Today was such an odd day for many reasons. Our work schedules were wonky, the weather was wonky, we got wonky stuff in the mail…just a wonky day!
But by far the oddest thing to happen occurred during my wait for the 71A home from campus.
I must preface this story by informing you that I am not hip. My wardrobe is PARTICULARLY unhip. Most of the time, I wear either rugby shorts or jeans with either a t-shirt or long-sleeved t-shirt. These t-shirts generally feature logos from various rugby teams.
So when I’m pregnant, my wardrobe gets exponentially more hip, because they don’t make ratty maternity clothes and I’m forced to dress like a real adult human, especially on days I work. Today, I was wearing cropped pants, a long tank-top, and a maternity t-shirt. Nothing special.

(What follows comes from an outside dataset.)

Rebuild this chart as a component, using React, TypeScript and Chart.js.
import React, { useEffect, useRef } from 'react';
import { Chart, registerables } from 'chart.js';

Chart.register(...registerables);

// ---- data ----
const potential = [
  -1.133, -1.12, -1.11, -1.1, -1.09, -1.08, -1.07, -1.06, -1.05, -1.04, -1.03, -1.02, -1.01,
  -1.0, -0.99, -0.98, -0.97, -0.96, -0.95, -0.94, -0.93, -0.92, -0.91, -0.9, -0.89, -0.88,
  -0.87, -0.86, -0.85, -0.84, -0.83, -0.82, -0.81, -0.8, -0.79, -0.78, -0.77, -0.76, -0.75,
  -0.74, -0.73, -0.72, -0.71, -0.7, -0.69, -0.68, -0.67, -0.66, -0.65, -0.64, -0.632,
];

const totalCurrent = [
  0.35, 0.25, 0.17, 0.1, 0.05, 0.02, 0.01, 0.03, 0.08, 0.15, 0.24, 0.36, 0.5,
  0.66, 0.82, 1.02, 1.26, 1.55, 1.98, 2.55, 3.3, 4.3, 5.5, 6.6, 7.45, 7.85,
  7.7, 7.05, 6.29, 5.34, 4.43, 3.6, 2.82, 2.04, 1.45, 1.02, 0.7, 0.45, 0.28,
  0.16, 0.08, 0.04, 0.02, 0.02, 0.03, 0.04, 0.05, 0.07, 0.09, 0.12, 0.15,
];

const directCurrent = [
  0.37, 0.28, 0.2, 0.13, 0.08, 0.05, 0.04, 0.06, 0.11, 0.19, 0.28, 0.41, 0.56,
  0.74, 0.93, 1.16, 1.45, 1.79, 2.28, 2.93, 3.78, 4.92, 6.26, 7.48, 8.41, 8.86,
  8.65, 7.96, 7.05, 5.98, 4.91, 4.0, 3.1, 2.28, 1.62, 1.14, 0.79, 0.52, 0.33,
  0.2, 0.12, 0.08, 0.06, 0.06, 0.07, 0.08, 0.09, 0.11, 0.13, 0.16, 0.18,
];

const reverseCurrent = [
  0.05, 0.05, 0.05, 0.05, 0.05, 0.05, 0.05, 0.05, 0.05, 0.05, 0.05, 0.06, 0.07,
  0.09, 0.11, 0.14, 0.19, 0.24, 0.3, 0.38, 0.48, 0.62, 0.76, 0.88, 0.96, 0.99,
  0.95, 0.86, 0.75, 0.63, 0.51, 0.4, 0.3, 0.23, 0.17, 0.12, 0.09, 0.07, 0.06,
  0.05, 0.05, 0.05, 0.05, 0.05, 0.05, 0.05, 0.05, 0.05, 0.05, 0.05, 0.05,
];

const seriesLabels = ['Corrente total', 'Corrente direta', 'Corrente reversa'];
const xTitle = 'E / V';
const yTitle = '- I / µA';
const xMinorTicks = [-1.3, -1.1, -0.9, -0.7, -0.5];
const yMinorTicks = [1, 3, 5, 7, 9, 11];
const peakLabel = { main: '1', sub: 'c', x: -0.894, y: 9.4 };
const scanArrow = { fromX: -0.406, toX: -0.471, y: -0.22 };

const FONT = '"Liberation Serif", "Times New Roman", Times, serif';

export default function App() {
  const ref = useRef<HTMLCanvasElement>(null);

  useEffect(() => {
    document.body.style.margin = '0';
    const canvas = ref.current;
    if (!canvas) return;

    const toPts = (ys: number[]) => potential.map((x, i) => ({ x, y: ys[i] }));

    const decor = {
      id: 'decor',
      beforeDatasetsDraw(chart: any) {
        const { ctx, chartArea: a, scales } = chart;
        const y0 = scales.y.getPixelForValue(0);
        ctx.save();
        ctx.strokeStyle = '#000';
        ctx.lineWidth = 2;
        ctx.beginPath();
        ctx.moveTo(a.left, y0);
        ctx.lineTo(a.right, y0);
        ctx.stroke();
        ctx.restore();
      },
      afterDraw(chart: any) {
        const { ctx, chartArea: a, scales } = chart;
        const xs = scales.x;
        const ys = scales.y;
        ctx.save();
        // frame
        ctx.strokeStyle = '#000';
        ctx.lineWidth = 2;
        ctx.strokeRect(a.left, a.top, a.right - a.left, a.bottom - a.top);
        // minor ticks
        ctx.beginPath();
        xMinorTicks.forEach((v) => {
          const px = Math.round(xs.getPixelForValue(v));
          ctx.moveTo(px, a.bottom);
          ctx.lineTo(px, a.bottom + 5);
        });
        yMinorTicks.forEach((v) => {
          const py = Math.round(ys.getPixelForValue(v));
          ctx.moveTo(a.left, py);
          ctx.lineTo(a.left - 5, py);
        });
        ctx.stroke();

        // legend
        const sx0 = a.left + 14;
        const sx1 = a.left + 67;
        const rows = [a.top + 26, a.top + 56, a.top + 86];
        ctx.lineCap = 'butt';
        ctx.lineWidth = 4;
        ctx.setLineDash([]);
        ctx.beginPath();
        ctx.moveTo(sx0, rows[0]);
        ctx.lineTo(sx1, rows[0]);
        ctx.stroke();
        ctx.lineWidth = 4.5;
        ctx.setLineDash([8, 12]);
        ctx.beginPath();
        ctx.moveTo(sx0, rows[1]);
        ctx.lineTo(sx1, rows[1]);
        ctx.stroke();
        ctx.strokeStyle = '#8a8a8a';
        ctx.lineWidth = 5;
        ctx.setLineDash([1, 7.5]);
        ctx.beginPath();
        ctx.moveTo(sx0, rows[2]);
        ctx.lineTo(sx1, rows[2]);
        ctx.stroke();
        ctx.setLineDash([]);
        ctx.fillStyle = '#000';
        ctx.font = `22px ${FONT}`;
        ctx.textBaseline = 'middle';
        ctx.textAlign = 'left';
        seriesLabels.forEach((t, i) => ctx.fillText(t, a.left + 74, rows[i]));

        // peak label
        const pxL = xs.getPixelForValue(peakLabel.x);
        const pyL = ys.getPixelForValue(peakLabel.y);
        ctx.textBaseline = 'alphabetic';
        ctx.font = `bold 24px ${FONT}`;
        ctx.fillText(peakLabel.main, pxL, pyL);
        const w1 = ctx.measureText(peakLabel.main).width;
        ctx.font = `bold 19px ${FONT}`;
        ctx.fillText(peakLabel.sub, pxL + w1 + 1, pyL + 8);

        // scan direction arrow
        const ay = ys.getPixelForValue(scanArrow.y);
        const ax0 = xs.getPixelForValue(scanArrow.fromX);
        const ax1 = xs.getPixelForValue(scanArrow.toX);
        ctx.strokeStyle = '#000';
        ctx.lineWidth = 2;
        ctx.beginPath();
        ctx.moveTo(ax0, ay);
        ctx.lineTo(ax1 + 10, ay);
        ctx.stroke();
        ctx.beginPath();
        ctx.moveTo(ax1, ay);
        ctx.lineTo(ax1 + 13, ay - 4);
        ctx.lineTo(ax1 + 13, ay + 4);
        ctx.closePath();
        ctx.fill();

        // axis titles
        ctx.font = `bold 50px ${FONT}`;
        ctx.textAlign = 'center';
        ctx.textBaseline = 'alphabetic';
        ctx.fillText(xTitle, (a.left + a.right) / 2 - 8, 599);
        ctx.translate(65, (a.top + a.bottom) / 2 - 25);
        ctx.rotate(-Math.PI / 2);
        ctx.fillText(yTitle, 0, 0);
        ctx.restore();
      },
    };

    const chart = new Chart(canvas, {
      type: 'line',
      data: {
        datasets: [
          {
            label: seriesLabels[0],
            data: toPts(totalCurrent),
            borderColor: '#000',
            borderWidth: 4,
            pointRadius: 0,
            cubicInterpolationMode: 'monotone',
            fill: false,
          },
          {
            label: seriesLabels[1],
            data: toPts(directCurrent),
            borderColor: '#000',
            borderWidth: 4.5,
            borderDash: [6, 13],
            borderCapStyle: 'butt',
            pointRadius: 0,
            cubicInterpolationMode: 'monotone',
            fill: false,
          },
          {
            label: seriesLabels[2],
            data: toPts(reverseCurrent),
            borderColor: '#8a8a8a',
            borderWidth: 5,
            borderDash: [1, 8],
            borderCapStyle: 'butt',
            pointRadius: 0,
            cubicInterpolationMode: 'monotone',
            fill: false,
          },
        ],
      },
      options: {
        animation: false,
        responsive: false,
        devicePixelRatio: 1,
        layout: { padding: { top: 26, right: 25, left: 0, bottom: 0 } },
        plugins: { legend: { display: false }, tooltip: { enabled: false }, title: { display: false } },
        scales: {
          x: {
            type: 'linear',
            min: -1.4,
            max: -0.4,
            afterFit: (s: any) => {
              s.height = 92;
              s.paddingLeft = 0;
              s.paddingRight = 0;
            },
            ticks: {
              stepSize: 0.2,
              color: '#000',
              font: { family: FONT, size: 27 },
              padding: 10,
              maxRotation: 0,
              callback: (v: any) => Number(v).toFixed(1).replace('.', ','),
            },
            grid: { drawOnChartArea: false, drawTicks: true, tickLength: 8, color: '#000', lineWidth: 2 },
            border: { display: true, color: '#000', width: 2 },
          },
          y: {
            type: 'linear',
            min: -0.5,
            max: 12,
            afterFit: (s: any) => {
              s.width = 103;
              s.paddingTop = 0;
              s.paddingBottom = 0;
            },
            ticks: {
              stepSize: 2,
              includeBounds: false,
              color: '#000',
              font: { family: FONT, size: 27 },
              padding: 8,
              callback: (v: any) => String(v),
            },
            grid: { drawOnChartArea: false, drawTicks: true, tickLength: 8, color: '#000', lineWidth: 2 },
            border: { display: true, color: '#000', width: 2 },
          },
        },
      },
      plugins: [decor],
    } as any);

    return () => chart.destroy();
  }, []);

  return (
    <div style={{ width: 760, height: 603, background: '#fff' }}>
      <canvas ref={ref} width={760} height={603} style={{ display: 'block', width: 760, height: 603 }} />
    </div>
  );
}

There I was waiting for the bus, minding my business (which means giving the stink-eye to people smoking near me at the bus stop), when an undergraduate said, “Oh my gosh! I love your pants! Where did you get them?”
I thought she was fucking with me to be mean. This reaction is probably due to the time nobody told me my maternity dress was tucked in my backpack and I walked several blocks along 5th ave with my ass hanging out. So anyway, I didn’t answer her right away.
She persisted. “Are they from around here?”
I told her they were maternity pants. From Motherhood Maternity 3 years ago, on clearance. (I know about the clearance part because they still had the tag on, as I discovered during one of my bathroom trips today. Whoops!)
Her face grew wide and she gasped. “You mean they make special PANTS for PREGNANT WOMEN???”
Just then, my bus pulled up. I was so taken aback I couldn’t begin to explain it all to her, so I just showed her the waist as it rose up above my belly and said, “Yep. No buttons or zippers for me!” And vanished into the setting sun…or something like that.